= Andrew Price-Smith =

Dr. Andrew Price-Smith (1968–2019) was a political scientist and academic writer best known for his work on 'health security' and 'environmental security.' An expert on the effects of Influenza pandemics and government efforts to contain them, his consilient works analyzed the complex linkages among environmental change, infectious disease, history, economics and security. He held appointments at Columbia University, the University of South Florida, and Colorado College, where he served the chair of the Political Science Department from 2013 to 2016.

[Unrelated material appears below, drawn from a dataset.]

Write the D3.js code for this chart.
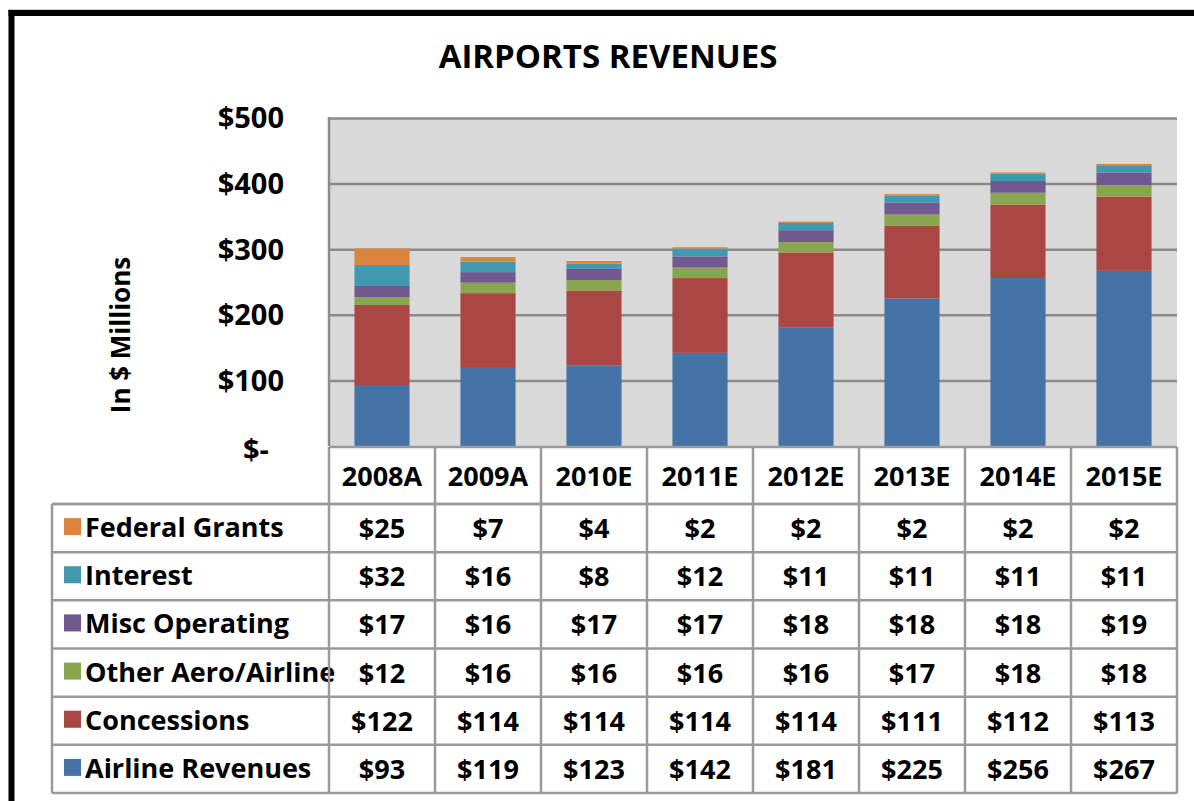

Price-Smith was the first to empirically model an index for State Capacity variables. Although Price-Smith's findings were often espoused by the Human Security community, his work suggested that he was a National Security (IR) theoretician who invokes elements of republicanism (see Daniel Deudney), coupled with facets of political psychology (see Robert Jervis).

==Influences==
Price-Smith's intellectual influences included Francis Bacon, Jean-Jacques Rousseau, Hans Morgenthau, William McNeill, Alfred Crosby, E.O. Wilson, and Robert Fogel.

==Academic background==
Price-Smith earned a BA (Honours) in Political Science from Queen's University in Kingston, Ontario in 1992. His Master's in Political Science from the University of Western Ontario in 1994 focused upon Operation Desert Shield/Desert Storm (1990–1991), and the conflict between the US-led coalition forces and Iraq. He completed his PhD in Political Science at the University of Toronto in 1999. His doctoral dissertation was entitled The Health of Nations and formed the core of his subsequent book of the same name, published by MIT, and shortlisted for the Grawemeyer Award in 2002.

At the University of Toronto, Price-Smith initially studied under Thomas Homer-Dixon, but finished his doctorate under David A. Welch. He completed the dissertation that was published by MIT as The Health of Nations. Upon graduation Price-Smith accepted a post-doctoral position at the Earth Institute of Columbia University, and concurrently taught at Columbia's School of International and Public Affairs (SIPA). Following that, he taught at the University of South Florida for several years, where he began to develop his interests in the nexus of energy/environment and health. He moved to Colorado College in the summer of 2005 to take a position in the Department of Political Science.

==Teaching career==
During his tenure at Colorado College, Price-Smith was named the Packard Professor of Political Science from 2018–2019 and Director of the college's Global Health Initiative. He was the Chair of the Political Science Department from 2013–2016 and also served as Chair of the Environmental Science Program from 2009–2010.

==Death==
Price-Smith died of cancer on July 11, 2019.

==Books==
- Oil, Illiberalism and War: Analysis of Energy and US Foreign Policy, MIT Press, 2015, ISBN 978-0-262-02906-3
- Rising Threats, Enduring Challenges, Readings in US Foreign Policy, Oxford University Press, 2015, ISBN 978-0-19-989763-6
- Contagion and Chaos: Disease, Ecology, and National Security in the Era of Globalization, MIT Press, 2009 ISBN 978-0-262-16248-7
- "The Health of Nations: Infectious Disease, Environmental Change, and Their Effects on National Security and Development" (2002)
- "Plagues and Politics : Infectious Disease and International Policy" (2001)
- "Downward Spiral: HIV/AIDS, State Capacity and Political Violence in Zimbabwe" (2004)

Price-Smith's book, Contagion and Chaos, won a Choice Magazine Award for Best Academic Book of 2009, and Health of Nations was short listed for the Grawemeyer Award in 2002. Price-Smith's work has been cited in the Atlantic Monthly, Globe and Mail, Toronto Star, and the Denver Post. He lectured at the University of Oxford, Columbia University, Dartmouth College, UCLA, and in Canada, UK, France, Norway, and Switzerland, and spoken on Voice of America.

Price-Smith was an influential voice in Washington policy circles. His address to the House Science and Technology Committee was detailed in a front-page article of the Washington Post, entitled: "Mr. Smith Goes to Washington." Price-Smith occasionally acted as consultant for the United Nations Development Program, the World Bank, the United States Institute of Peace, the US Department of Energy, and the US Department of Homeland Security (among other institutions).